I cannot even apologize for it; I am always going to act like your second mom. I am always going to keep yelling at you to stop smacking and to clean up the mess you made in the kitchen. It doesn’t matter to me how often you insult me because you’re my little brother and I’m always going to be the boss.
I forgive all of the little brother insults you have used. I forgive you for hitting me with a wire coat hanger. I forgive you for putting a mechanical fish in my fish tank. I forgive you for spying on me at the beach. I forgive you for embarrassing me in front of every guy I ever brought home. I forgive you for tattling to mom when I drove her car. I even forgive you for being mean to me every morning.
I am so proud of you. It is not nearly enough, but I am so proud of you, little brother. You are smart and have the ability to be handsome, but to me, we are both halves of one idiot.
Well, as you can imagine, I was laughing so hard after reading this that I had tears in my eyes. Oh my, I remember all the drama as it occurred on a daily basis and am surprised that either of them have lived long enough to mature to this point - without me having killed them. Looking forward, I know she’ll be just fine because she’s grown into a fabulous woman.

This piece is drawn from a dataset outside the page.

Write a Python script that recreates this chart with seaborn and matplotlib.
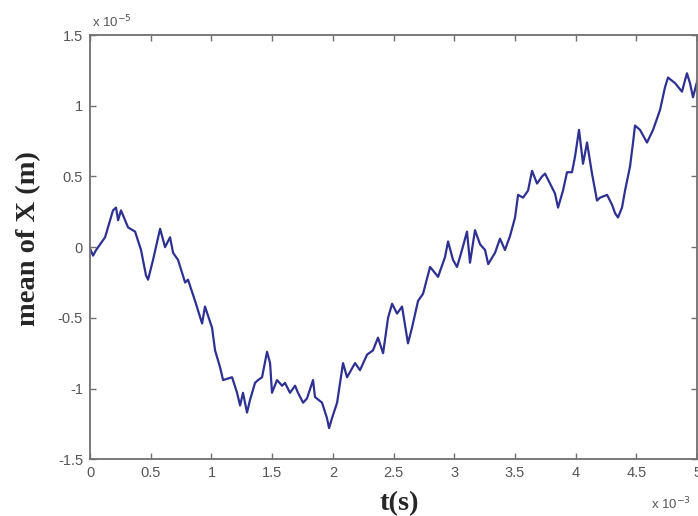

In reflection, life experiences are the inspiration behind stories. Memories like this help build a heroine and make them come alive. Don’t be surprised if you read parts of this in a novel one day as I craft a female character. Building in the hidden motives or personality traits that define the character go far deeper than physical appearance.
Who are your favorite heroines, and what was it that caused you to cheer them on as you read a story?